Vampyr Cabaret Cinema
Friday November 20, 2009 @ 9:30 PM
Carl Theodor Dreyer, France/Germany, 1932 (73 minutes)
A student of the occult enters a small village outside of Paris that is plagued by vampires. Dreyer manages to create a horror film. fraught with gorgeous cinematography and complex characters. that never allows the audience to stop thinking. All the imagery is set in a dreamy, gauzy world that seems to exist only for the telling of this delicate tale. In Jungian terms the vampire is a symbol of the libidinous instincts turning against life. The archetype often reflects the symbiotic complicity that exists between victim and victimizer.

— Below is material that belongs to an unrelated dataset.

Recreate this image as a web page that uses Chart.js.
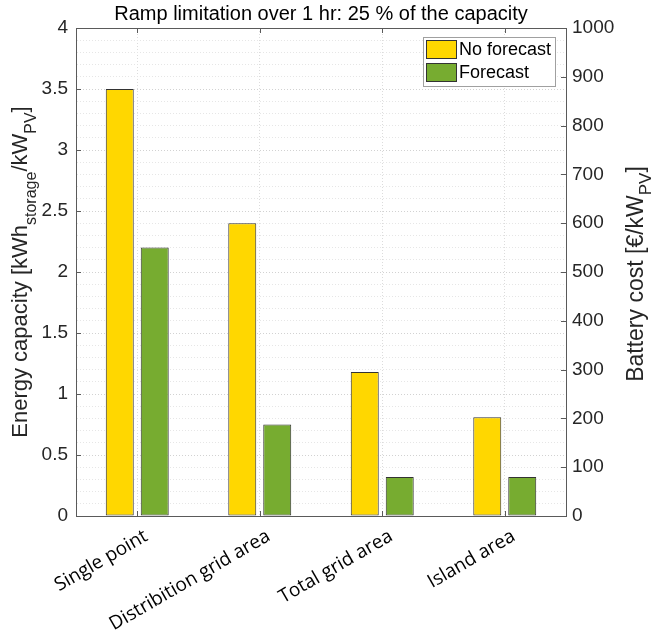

Introduced by Ellen Kushner
Free with a $7 bar minumum
Novelist, performer and public radio personality Ellen Kushner is the host and writer of the national series *PRI's Sound & Spirit. * Her award-winning novels include the mannerpunk cult classic Swordspoint, and Thomas the Rhymer (World Fantasy Award). Kushner's children's story, The Golden Dreydl: A Klezmer 'Nutcracker', has been produced as a CD (with Shirim Klezmer Orchestra), a picture book, and will be produced onstage in 2009-10 by New York's Vital Theatre. She is a co-founder of the Interstitial Arts Foundation, and lives in New York City.
Inspired by the exhibition The Red Book of C. G. Jung the Red Book series presents classic films that explore Jungian themes, including the various archetypes and the exploration of the self through fantasy.